• _Work to do_:
Retype word for word the first line of the listing and each line after it up to the line with "const data = labels.map((label, i)", with the pictures taken out.

• _Provided data_:

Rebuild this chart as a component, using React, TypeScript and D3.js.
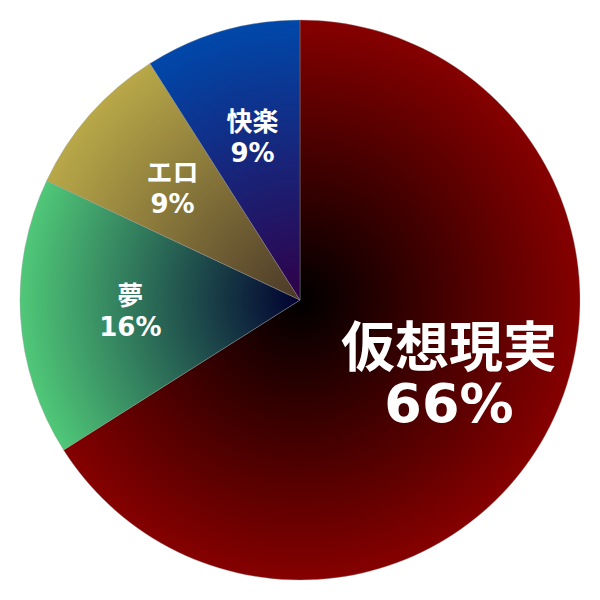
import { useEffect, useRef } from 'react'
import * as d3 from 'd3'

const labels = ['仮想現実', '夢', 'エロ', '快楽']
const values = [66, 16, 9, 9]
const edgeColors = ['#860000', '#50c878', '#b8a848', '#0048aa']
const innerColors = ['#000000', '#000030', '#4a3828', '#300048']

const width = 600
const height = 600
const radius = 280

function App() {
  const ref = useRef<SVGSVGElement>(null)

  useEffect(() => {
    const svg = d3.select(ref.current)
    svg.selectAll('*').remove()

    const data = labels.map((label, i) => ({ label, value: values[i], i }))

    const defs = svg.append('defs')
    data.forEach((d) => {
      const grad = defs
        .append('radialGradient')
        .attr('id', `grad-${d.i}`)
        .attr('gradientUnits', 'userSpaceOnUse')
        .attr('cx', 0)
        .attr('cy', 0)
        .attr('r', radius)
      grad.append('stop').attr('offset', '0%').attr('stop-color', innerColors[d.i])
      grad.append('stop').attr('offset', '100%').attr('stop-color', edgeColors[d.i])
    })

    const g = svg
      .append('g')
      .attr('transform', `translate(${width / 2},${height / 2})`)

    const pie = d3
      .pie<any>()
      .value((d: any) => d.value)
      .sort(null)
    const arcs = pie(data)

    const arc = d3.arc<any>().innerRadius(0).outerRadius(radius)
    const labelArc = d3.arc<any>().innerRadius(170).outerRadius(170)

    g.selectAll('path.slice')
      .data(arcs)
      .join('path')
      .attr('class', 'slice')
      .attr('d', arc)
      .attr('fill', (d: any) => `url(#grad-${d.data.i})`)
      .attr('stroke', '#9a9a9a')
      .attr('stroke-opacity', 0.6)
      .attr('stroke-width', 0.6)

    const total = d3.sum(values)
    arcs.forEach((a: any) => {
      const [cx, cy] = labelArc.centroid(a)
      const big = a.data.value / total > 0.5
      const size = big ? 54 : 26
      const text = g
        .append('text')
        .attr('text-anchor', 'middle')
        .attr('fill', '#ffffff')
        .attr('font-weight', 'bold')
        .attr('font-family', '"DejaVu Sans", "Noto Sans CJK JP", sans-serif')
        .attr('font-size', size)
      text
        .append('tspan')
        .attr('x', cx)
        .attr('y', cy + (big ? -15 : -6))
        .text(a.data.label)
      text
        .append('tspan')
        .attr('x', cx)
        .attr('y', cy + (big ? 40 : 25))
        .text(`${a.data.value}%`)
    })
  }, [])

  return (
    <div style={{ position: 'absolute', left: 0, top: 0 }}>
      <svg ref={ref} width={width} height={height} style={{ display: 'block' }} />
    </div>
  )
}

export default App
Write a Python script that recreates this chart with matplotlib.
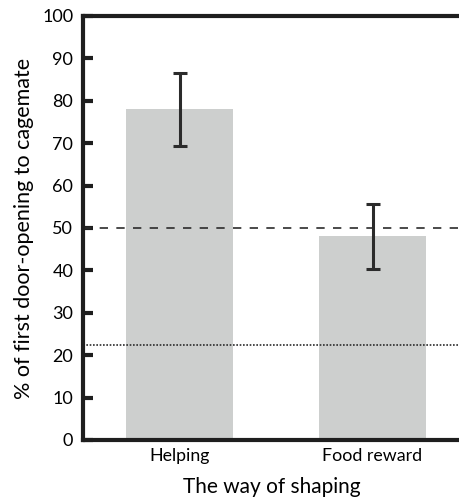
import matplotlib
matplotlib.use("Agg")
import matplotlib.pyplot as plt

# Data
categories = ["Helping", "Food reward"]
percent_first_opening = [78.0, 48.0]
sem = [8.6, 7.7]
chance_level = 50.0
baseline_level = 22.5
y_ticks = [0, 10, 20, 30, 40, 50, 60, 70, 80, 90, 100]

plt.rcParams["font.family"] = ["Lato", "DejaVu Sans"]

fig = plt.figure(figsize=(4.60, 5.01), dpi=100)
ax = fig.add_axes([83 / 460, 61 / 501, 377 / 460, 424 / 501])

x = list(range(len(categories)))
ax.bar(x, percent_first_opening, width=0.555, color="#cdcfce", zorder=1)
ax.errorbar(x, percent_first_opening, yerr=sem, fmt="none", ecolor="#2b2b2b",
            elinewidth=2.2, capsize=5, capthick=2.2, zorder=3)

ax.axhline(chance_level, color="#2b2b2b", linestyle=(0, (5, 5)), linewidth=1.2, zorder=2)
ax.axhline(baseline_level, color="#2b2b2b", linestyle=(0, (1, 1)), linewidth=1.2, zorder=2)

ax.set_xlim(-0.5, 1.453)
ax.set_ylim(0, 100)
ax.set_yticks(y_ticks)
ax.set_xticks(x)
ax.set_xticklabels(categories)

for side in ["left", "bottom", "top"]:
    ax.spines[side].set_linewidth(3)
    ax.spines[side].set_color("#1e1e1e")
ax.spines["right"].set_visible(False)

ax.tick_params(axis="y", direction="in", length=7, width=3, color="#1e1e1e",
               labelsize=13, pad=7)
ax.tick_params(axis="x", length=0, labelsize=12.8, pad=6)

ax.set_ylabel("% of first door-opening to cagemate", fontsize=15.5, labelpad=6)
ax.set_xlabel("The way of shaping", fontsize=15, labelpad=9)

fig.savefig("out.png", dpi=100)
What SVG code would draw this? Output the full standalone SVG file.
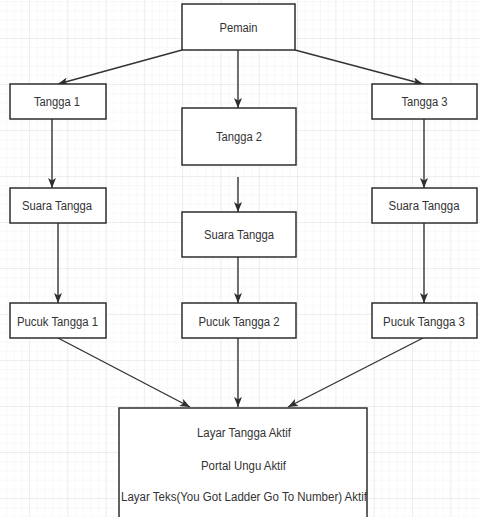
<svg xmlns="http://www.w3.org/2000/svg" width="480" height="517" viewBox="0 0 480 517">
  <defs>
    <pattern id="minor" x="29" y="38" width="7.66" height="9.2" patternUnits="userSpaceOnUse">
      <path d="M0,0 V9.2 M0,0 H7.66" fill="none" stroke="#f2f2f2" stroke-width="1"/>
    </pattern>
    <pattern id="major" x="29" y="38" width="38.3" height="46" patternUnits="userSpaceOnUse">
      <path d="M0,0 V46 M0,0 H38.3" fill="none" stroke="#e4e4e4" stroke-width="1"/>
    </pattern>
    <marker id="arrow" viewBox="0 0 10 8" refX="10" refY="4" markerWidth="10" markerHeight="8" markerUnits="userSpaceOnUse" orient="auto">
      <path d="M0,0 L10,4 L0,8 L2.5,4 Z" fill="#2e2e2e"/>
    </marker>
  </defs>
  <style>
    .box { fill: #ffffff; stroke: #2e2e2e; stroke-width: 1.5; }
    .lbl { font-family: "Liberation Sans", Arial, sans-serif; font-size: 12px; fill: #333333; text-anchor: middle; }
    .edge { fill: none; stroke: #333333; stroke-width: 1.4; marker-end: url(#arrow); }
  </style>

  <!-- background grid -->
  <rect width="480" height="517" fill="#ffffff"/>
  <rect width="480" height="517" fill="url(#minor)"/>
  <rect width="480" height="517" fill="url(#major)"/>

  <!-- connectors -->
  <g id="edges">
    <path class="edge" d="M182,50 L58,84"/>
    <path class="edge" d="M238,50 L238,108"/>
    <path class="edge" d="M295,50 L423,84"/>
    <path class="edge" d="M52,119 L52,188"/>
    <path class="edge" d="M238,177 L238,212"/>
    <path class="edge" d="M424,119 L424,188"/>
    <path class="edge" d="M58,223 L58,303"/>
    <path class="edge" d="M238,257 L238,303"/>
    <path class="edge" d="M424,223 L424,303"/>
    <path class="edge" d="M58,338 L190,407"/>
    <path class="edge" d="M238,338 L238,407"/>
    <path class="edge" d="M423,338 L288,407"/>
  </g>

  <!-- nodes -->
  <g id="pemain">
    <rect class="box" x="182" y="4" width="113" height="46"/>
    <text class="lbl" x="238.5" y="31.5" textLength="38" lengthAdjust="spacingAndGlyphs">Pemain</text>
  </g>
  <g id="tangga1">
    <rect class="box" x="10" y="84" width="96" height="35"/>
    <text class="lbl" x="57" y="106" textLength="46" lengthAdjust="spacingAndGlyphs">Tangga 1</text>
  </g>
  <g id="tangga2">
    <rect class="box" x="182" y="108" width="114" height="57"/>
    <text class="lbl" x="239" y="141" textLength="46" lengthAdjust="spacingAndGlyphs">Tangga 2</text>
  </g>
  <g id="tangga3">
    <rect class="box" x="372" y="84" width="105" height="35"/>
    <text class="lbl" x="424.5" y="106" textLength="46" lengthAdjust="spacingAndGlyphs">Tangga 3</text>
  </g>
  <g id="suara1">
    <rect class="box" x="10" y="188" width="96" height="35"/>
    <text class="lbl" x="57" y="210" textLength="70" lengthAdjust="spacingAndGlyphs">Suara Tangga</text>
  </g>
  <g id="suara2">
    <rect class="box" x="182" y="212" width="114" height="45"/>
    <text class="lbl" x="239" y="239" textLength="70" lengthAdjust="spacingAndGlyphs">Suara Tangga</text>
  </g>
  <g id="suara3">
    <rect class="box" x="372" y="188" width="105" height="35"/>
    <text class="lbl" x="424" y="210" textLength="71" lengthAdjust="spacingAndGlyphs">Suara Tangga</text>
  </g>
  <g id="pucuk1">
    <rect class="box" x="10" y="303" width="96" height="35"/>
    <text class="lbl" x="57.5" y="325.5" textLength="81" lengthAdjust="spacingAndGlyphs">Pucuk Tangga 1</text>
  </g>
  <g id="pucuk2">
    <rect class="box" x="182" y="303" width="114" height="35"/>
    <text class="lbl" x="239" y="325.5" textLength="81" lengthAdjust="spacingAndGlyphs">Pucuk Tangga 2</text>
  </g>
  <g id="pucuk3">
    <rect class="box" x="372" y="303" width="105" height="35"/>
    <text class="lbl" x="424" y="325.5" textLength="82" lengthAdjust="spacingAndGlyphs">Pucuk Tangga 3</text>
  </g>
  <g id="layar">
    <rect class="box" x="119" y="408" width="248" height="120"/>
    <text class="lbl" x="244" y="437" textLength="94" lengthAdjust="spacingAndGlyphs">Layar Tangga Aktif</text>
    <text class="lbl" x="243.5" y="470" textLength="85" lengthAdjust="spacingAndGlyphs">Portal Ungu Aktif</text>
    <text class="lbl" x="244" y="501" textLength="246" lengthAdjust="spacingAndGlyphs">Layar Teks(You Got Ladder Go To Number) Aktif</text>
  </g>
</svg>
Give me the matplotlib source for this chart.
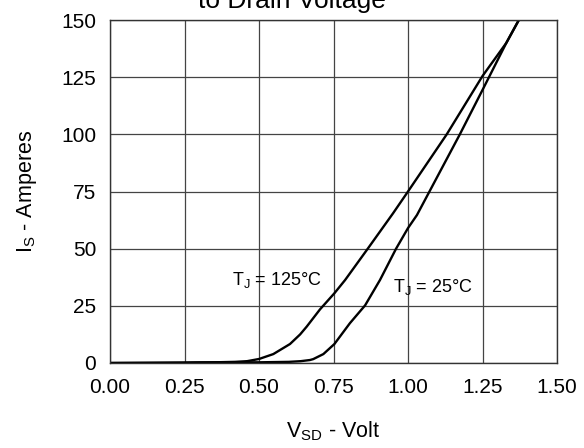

• _Solution for this task_:
Rebuild this chart as a component, using React, TypeScript and D3.js.
import { useEffect, useRef } from 'react'
import * as d3 from 'd3'

const labels = ['仮想現実', '夢', 'エロ', '快楽']
const values = [66, 16, 9, 9]
const edgeColors = ['#860000', '#50c878', '#b8a848', '#0048aa']
const innerColors = ['#000000', '#000030', '#4a3828', '#300048']

const width = 600
const height = 600
const radius = 280

function App() {
  const ref = useRef<SVGSVGElement>(null)

  useEffect(() => {
    const svg = d3.select(ref.current)
    svg.selectAll('*').remove()

    const data = labels.map((label, i) => ({ label, value: values[i], i }))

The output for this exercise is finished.